+++ Provided records

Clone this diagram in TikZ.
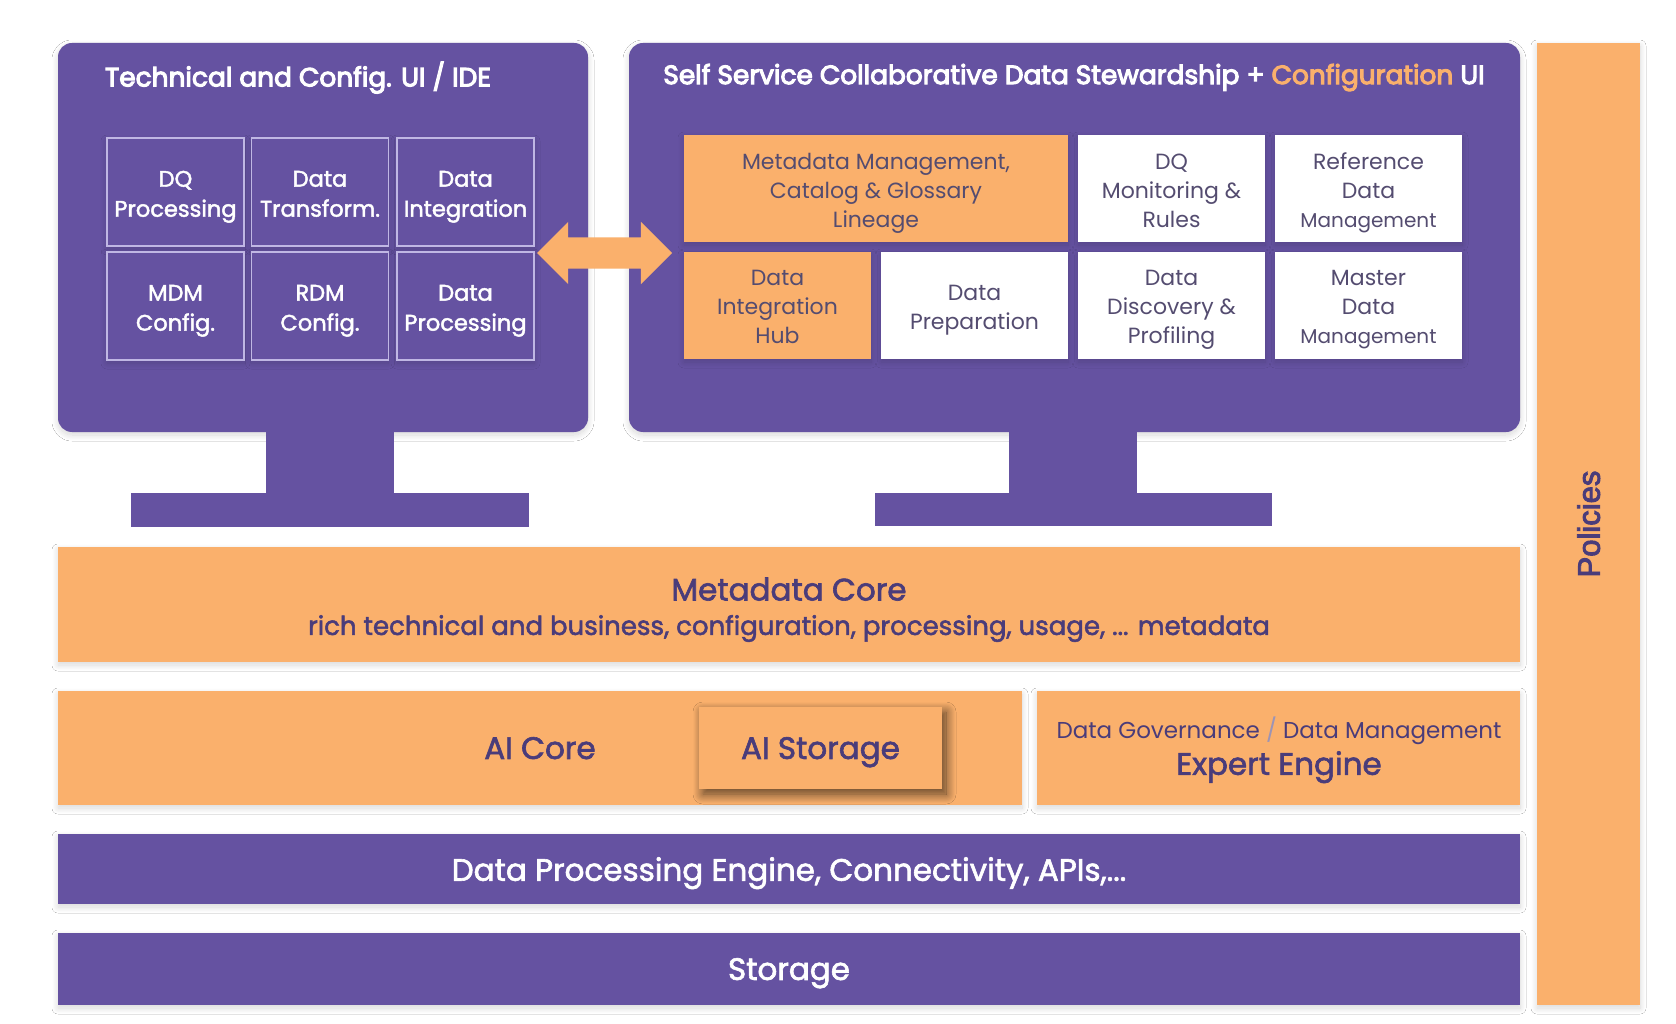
\documentclass[tikz,border=0pt]{standalone}
\usepackage{fontspec}
\setmainfont{Poppins}
\newfontfamily\medfont{Poppins}[FakeBold=2]
\newfontfamily\semifont{Poppins}[FakeBold=4]
\newfontfamily\policyfont{Liberation Sans}[FakeBold=3]
\usepackage{xcolor}
\usepackage{tikz}
\usetikzlibrary{positioning,shapes.arrows,shadows.blur}
\definecolor{dmPurple}{RGB}{101,82,161}
\definecolor{dmOrange}{RGB}{250,176,108}
\definecolor{dmText}{RGB}{74,60,122}
\definecolor{dmGrey}{RGB}{84,76,112}
\definecolor{dmLine}{RGB}{192,183,228}

\begin{document}
\begin{tikzpicture}[x=1pt, y=-1pt, every node/.style={align=center, inner sep=0pt, outer sep=0pt}, node distance=8pt and 8pt]
\tikzset{
  softshadow/.style={blur shadow={shadow xshift=0pt, shadow yshift=-3pt, shadow blur radius=6pt, shadow blur steps=16, shadow opacity=16}},
  monitor/.style={fill=dmPurple, rounded corners=14pt, softshadow, anchor=north west, minimum height=389pt},
  stand/.style={fill=dmPurple},
  uititle/.style={text=white, font=\semifont\fontsize{26.4}{32}\selectfont, text depth=0pt},
  cellL/.style={draw=dmLine, line width=1.4pt, fill=dmPurple, minimum width=137pt, minimum height=108pt, softshadow},
  cellLtext/.style={text=white, font=\medfont\fontsize{22.5}{30}\selectfont, text depth=0pt, yshift=-1.8pt},
  cellR/.style={fill=white, minimum width=187pt, minimum height=107pt, softshadow},
  cellRo/.style={cellR, fill=dmOrange},
  cellRtext/.style={text=dmGrey, font=\fontsize{22}{29}\selectfont, text depth=0pt, yshift=-1.8pt},
  band/.style={fill=dmOrange, text=dmText, anchor=north west, softshadow},
  bandp/.style={band, fill=dmPurple, text=white},
  bigtext/.style={font=\medfont\fontsize{31}{36}\selectfont, text depth=0pt}
}
\path[use as bounding box, fill=white] (0,0) rectangle (1676,1024);

\node[monitor, minimum width=530pt] (monL) at (58,43) {};
\node[monitor, minimum width=891pt] (monR) at (629,43) {};
\node[stand, minimum width=128pt, minimum height=61pt, below=0pt of monL.south, xshift=7pt] (neckL) {};
\node[stand, minimum width=398pt, minimum height=34pt, below=0pt of neckL] (baseL) {};
\node[stand, minimum width=128pt, minimum height=61pt, below=0pt of monR.south, xshift=-1.5pt] (neckR) {};
\node[stand, minimum width=397pt, minimum height=33pt, below=0pt of neckR] (baseR) {};

\node[uititle, anchor=west] (titleL) at (105,74) {Technical and Config. UI / IDE};
\node[uititle] (titleR) at (1074,74) {Self Service Collaborative Data Stewardship + \textcolor{dmOrange}{Configuration} UI};

\node[cellL, anchor=north west, label={[cellLtext]center:{DQ\\Processing}}] (dqProc) at (107,138) {};
\node[cellL, right=7.5pt of dqProc, label={[cellLtext]center:{Data\\Transform.}}] (dtTrans) {};
\node[cellL, right=8.5pt of dtTrans, label={[cellLtext]center:{Data\\Integration}}] (diInt) {};
\node[cellL, below=6pt of dqProc, label={[cellLtext]center:{MDM\\Config.}}] (mdmCfg) {};
\node[cellL, below=6pt of dtTrans, label={[cellLtext]center:{RDM\\Config.}}] (rdmCfg) {};
\node[cellL, below=6pt of diInt, label={[cellLtext]center:{Data\\Processing}}] (dpProc) {};

\node[cellRo, anchor=north west, minimum width=384pt, label={[cellRtext]center:{Metadata Management,\\Catalog \& Glossary\\Lineage}}] (mmCat) at (684,135) {};
\node[cellR, right=10pt of mmCat, label={[cellRtext]center:{DQ\\Monitoring \&\\Rules}}] (dqMon) {};
\node[cellR, right=10pt of dqMon, label={[cellRtext]center:{Reference\\Data\\{\fontsize{20}{29}\selectfont Management}}}] (refData) {};
\node[cellRo, below=10pt of mmCat.south west, anchor=north west, label={[cellRtext]center:{Data\\Integration\\Hub}}] (diHub) {};
\node[cellR, right=10pt of diHub, label={[cellRtext]center:{Data\\Preparation}}] (dPrep) {};
\node[cellR, right=10pt of dPrep, label={[cellRtext]center:{Data\\Discovery \&\\Profiling}}] (dDisc) {};
\node[cellR, right=10pt of dDisc, label={[cellRtext]center:{Master\\Data\\{\fontsize{20}{29}\selectfont Management}}}] (mdMgmt) {};

\node[double arrow, fill=dmOrange, minimum height=135pt, inner ysep=15.5pt, double arrow head extend=15.5pt] (uiLink) at (604.5,253) {};

\node[band, minimum width=1462pt, minimum height=115pt] (mdCore) at (58,547) {};
\node[text=dmText, bigtext] (mdTitle) at (789,589) {Metadata Core};
\node[text=dmText, font=\medfont\fontsize{26}{30}\selectfont, text depth=0pt] (mdSub) at (789,625) {rich technical and business, configuration, processing, usage, ... metadata};

\node[band, minimum width=964pt, minimum height=114pt, bigtext] (aiCore) at (58,691) {AI Core};
\node[fill=dmOrange, text=dmText, bigtext, minimum width=243pt, minimum height=82pt, blur shadow={shadow xshift=4pt, shadow yshift=-5pt, shadow blur radius=10pt, shadow blur steps=16, shadow opacity=65}] (aiStore) at (820.5,748) {AI Storage};

\node[band, minimum width=483pt, minimum height=114pt] (expert) at (1037,691) {};
\node[text=dmText, font=\fontsize{23}{28}\selectfont, text depth=0pt] (govLine) at (1279,728) {Data Governance {\color{dmText!55}/} Data Management};
\node[text=dmText, bigtext] (expLine) at (1279,763) {Expert Engine};

\node[bandp, minimum width=1462pt, minimum height=70pt, bigtext] (dpEngine) at (58,834) {Data Processing Engine, Connectivity, APIs,...};
\node[bandp, minimum width=1462pt, minimum height=72pt, bigtext] (storage) at (58,933) {Storage};

\node[band, minimum width=103pt, minimum height=962pt] (policies) at (1537,43) {};
\node[rotate=90, text=dmText, font=\policyfont\fontsize{31}{36}\selectfont, text depth=0pt] (polText) at (policies.center) {Policies};
\end{tikzpicture}
\end{document}
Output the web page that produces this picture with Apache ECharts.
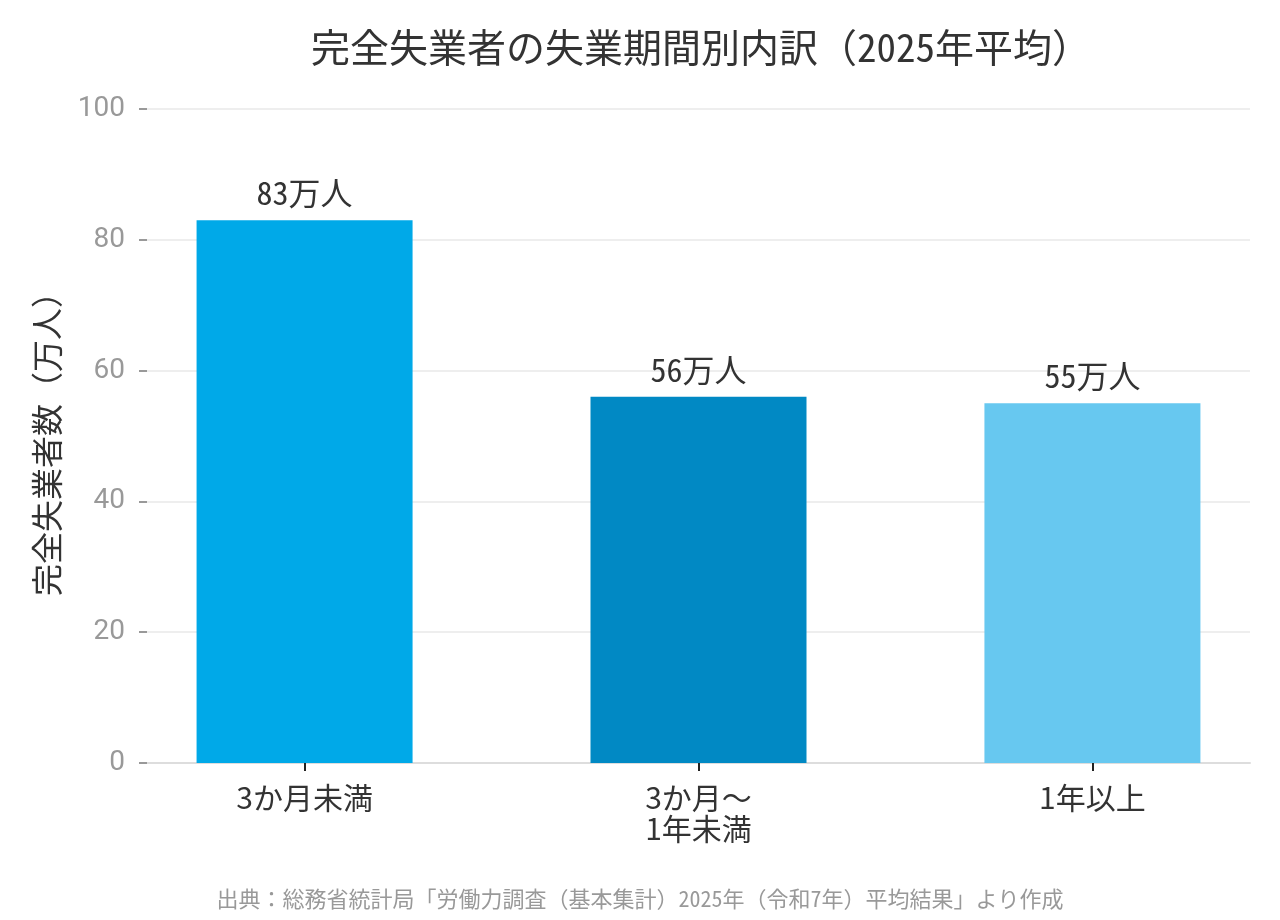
<!DOCTYPE html>
<html>
<head>
<meta charset="utf-8">
<script src="https://cdn.jsdelivr.net/npm/echarts@6/dist/echarts.min.js"></script>
<style>
  html, body { margin: 0; padding: 0; background: #fff; }
  #chart { width: 1280px; height: 920px; }
</style>
</head>
<body>
<div id="chart"></div>
<script>
// data
var categories = ['3か月未満', '3か月〜\n1年未満', '1年以上'];
var values = [83, 56, 55];
var barColors = ['#00A9E8', '#0189C4', '#67C8F0'];
var yTicks = [0, 20, 40, 60, 80, 100];

var monoFont = '"Noto Sans Mono CJK JP", "Noto Sans CJK JP", sans-serif';
var cjkFont = '"Noto Sans CJK JP", sans-serif';

var chart = echarts.init(document.getElementById('chart'));

// bars sit at x = 1,2,3 on a value axis so the side padding can match
var barData = values.map(function (v, i) {
  return {
    value: [i + 1, v],
    itemStyle: { color: barColors[i] }
  };
});

var option = {
  animation: false,
  backgroundColor: '#fff',
  title: {
    text: '完全失業者の失業期間別内訳（2025年平均）',
    left: 306,
    top: 23,
    textStyle: { fontFamily: monoFont, fontSize: 39, fontWeight: 'normal', color: '#333' }
  },
  grid: { left: 147, right: 30, top: 109, bottom: 157 },
  xAxis: {
    type: 'value',
    min: 0.6,
    max: 3.4,
    splitLine: { show: false },
    axisLine: { show: true, onZero: false, lineStyle: { color: '#dddddd', width: 2 } },
    axisTick: {
      show: true,
      customValues: [1, 2, 3],
      length: 8,
      lineStyle: { color: '#222', width: 2 }
    },
    axisLabel: {
      customValues: [1, 2, 3],
      margin: 19,
      fontFamily: cjkFont,
      fontSize: 30,
      lineHeight: 31,
      color: '#333',
      formatter: function (v) { return categories[Math.round(v) - 1]; }
    }
  },
  yAxis: {
    type: 'value',
    min: yTicks[0],
    max: yTicks[yTicks.length - 1],
    interval: 20,
    name: '完全失業者数（万人）',
    nameLocation: 'middle',
    nameGap: 84,
    nameTextStyle: { fontFamily: cjkFont, fontSize: 32, color: '#333' },
    axisLine: { show: false },
    axisTick: { show: true, length: 8, lineStyle: { color: '#999', width: 2 } },
    axisLabel: { margin: 22, fontFamily: 'Roboto, "Noto Sans", sans-serif', fontSize: 28, color: '#999' },
    splitLine: { show: true, lineStyle: { color: '#eeeeee', width: 2 } }
  },
  series: [{
    type: 'bar',
    data: barData,
    barWidth: 216,
    label: {
      show: true,
      position: 'top',
      distance: 11,
      fontFamily: monoFont,
      fontSize: 32,
      color: '#333',
      formatter: function (p) { return p.value[1] + '万人'; }
    }
  }],
  graphic: [{
    type: 'text',
    left: 'center',
    top: 888,
    style: {
      text: '出典：総務省統計局「労働力調査（基本集計）2025年（令和7年）平均結果」より作成',
      fontFamily: monoFont,
      fontSize: 22,
      fill: '#999'
    }
  }]
};

chart.setOption(option);
</script>
</body>
</html>
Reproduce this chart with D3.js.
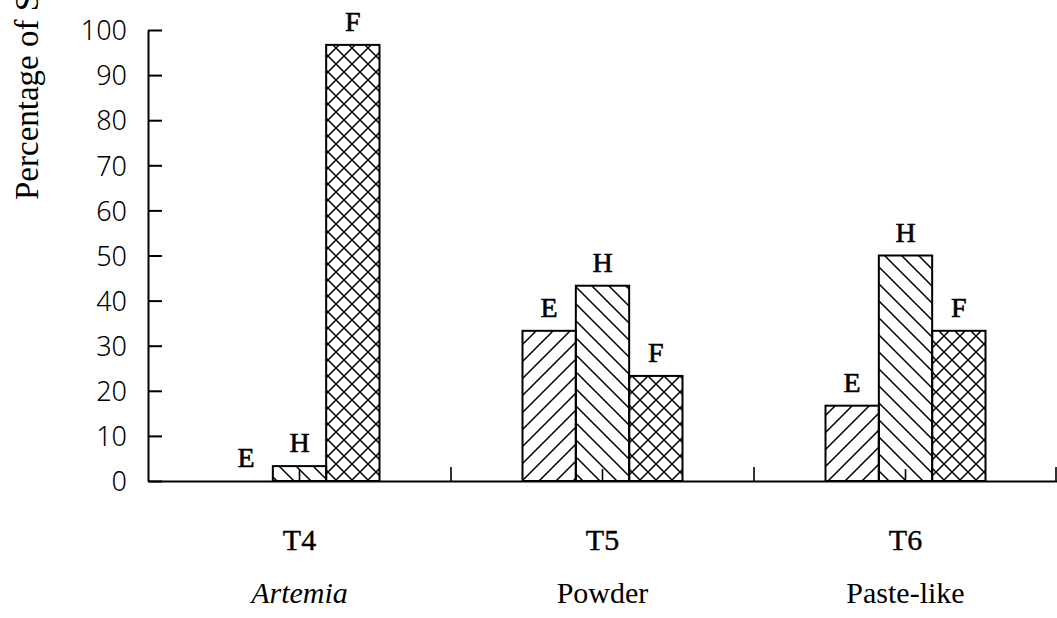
<!DOCTYPE html>
<html>
<head>
<meta charset="utf-8">
<script src="https://cdn.jsdelivr.net/npm/d3@7"></script>
<style>
  html, body { margin: 0; padding: 0; background: #fff; }
  svg { display: block; }
</style>
</head>
<body>
<svg id="chart" width="1057" height="618"></svg>
<script>
// ---- data ----
const categories = ["T4", "T5", "T6"];
const categoryNames = ["Artemia", "Powder", "Paste-like"];
const series = ["E", "H", "F"];
const valuesE = [0, 33.3, 16.7];
const valuesH = [3.3, 43.3, 50];
const valuesF = [96.7, 23.3, 33.3];
const yTicks = [0, 10, 20, 30, 40, 50, 60, 70, 80, 90, 100];
const yTitle = "Percentage of Stomachs";

const seriesValues = { E: valuesE, H: valuesH, F: valuesF };
const rows = [];
categories.forEach((c, i) => series.forEach(s => rows.push({ cat: c, s, v: seriesValues[s][i] })));

// ---- layout ----
const svg = d3.select("#chart");
const x0 = 148, x1 = 1057, yTop = 30, yBase = 481;

const x = d3.scaleBand().domain(categories).range([x0, x1]).padding(0);
const groupW = 160;
const xs = d3.scaleBand().domain(series).range([0, groupW]).padding(0);
const y = d3.scaleLinear().domain([0, 100]).range([yBase, yTop]);

// ---- patterns ----
const defs = svg.append("defs");
const P = 17;
const pE = defs.append("pattern").attr("id", "pE").attr("patternUnits", "userSpaceOnUse")
  .attr("width", P).attr("height", P);
pE.append("path").attr("d", `M-2,${P + 2} L${P + 2},-2 M-2,2 L2,-2 M${P - 2},${P + 2} L${P + 2},${P - 2}`)
  .attr("stroke", "#000").attr("stroke-width", 1.5).attr("fill", "none");

const pH = defs.append("pattern").attr("id", "pH").attr("patternUnits", "userSpaceOnUse")
  .attr("width", P).attr("height", P);
pH.append("path").attr("d", `M-2,-2 L${P + 2},${P + 2} M-2,${P - 2} L2,${P + 2} M${P - 2},-2 L${P + 2},2`)
  .attr("stroke", "#000").attr("stroke-width", 1.5).attr("fill", "none");

const Q = 16;
const pF = defs.append("pattern").attr("id", "pF").attr("patternUnits", "userSpaceOnUse")
  .attr("width", Q).attr("height", Q);
pF.append("path").attr("d", `M-1,${Q + 1} L${Q + 1},-1 M-1,-1 L${Q + 1},${Q + 1}`)
  .attr("stroke", "#000").attr("stroke-width", 1.5).attr("fill", "none");

// ---- bars ----
const barX = d => x(d.cat) + (x.bandwidth() - groupW) / 2 + xs(d.s);
svg.append("g").selectAll("rect").data(rows.filter(d => d.v > 0)).join("rect")
  .attr("x", barX)
  .attr("y", d => y(d.v))
  .attr("width", xs.bandwidth())
  .attr("height", d => y(0) - y(d.v))
  .attr("fill", d => `url(#p${d.s})`)
  .attr("stroke", "#000")
  .attr("stroke-width", 2);

// bar letters
svg.append("g").selectAll("text").data(rows).join("text")
  .attr("x", d => barX(d) + xs.bandwidth() / 2)
  .attr("y", d => y(d.v) - 14)
  .attr("text-anchor", "middle")
  .attr("font-family", "Liberation Serif, serif")
  .attr("font-size", 28)
  .attr("fill", "#000")
  .attr("stroke", "#000").attr("stroke-width", 0.6)
  .text(d => d.s);

// ---- y axis ----
const yAxis = d3.axisLeft(y).tickValues(yTicks).tickSize(-14).tickPadding(21).tickSizeOuter(0);
const gy = svg.append("g").attr("transform", `translate(${x0},0)`).call(yAxis);
gy.select(".domain").attr("stroke", "#000").attr("stroke-width", 2);
gy.selectAll(".tick line").attr("stroke", "#000").attr("stroke-width", 2);
gy.selectAll(".tick text").attr("font-family", "Noto Sans, DejaVu Sans, sans-serif")
  .attr("font-size", 27).attr("font-weight", 300).attr("fill", "#000").attr("dy", "0.36em");

// ---- x axis ----
const xAxis = d3.axisBottom(x).tickSize(0).tickFormat("");
const gx = svg.append("g").attr("transform", `translate(0,${yBase})`).call(xAxis);
gx.select(".domain").attr("stroke", "#000").attr("stroke-width", 2);
// centre ticks (pointing up)
gx.selectAll(".tick line").attr("y2", -12).attr("stroke", "#000").attr("stroke-width", 1.6);
// boundary ticks (between categories), pointing up
const bounds = categories.slice(1).map(c => x(c)).concat([x(categories[categories.length - 1]) + x.bandwidth() - 1]);
gx.selectAll(".bound").data(bounds).join("line").attr("class", "bound")
  .attr("x1", d => d).attr("x2", d => d).attr("y1", 0).attr("y2", -14)
  .attr("stroke", "#000").attr("stroke-width", 1.6);

// category labels
svg.append("g").selectAll("text").data(categories).join("text")
  .attr("x", d => x(d) + x.bandwidth() / 2)
  .attr("y", 550)
  .attr("text-anchor", "middle")
  .attr("font-family", "Liberation Serif, serif")
  .attr("font-size", 30)
  .attr("stroke", "#000").attr("stroke-width", 0.4)
  .text(d => d);

svg.append("g").selectAll("text").data(categoryNames).join("text")
  .attr("x", (d, i) => x(categories[i]) + x.bandwidth() / 2)
  .attr("y", 603)
  .attr("text-anchor", "middle")
  .attr("font-family", "Liberation Serif, serif")
  .attr("font-size", 30)
  .attr("font-style", (d, i) => i === 0 ? "italic" : "normal")
  .text(d => d);

// y title
svg.append("text")
  .attr("transform", "translate(38,200) rotate(-90)")
  .attr("text-anchor", "start")
  .attr("font-family", "Liberation Serif, serif")
  .attr("font-size", 33)
  .text(yTitle);
</script>
</body>
</html>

++++++

§ To do
Restate word for word the part that opens with the line containing "Reproduce this chart with D3.js." and closes with the line containing "const x0 = 148, x1", both ends included, and nothing else. Omit any images.

§ Solution
Reproduce this chart with D3.js.
<!DOCTYPE html>
<html>
<head>
<meta charset="utf-8">
<script src="https://cdn.jsdelivr.net/npm/d3@7"></script>
<style>
  html, body { margin: 0; padding: 0; background: #fff; }
  svg { display: block; }
</style>
</head>
<body>
<svg id="chart" width="1057" height="618"></svg>
<script>
// ---- data ----
const categories = ["T4", "T5", "T6"];
const categoryNames = ["Artemia", "Powder", "Paste-like"];
const series = ["E", "H", "F"];
const valuesE = [0, 33.3, 16.7];
const valuesH = [3.3, 43.3, 50];
const valuesF = [96.7, 23.3, 33.3];
const yTicks = [0, 10, 20, 30, 40, 50, 60, 70, 80, 90, 100];
const yTitle = "Percentage of Stomachs";

const seriesValues = { E: valuesE, H: valuesH, F: valuesF };
const rows = [];
categories.forEach((c, i) => series.forEach(s => rows.push({ cat: c, s, v: seriesValues[s][i] })));

// ---- layout ----
const svg = d3.select("#chart");
const x0 = 148, x1 = 1057, yTop = 30, yBase = 481;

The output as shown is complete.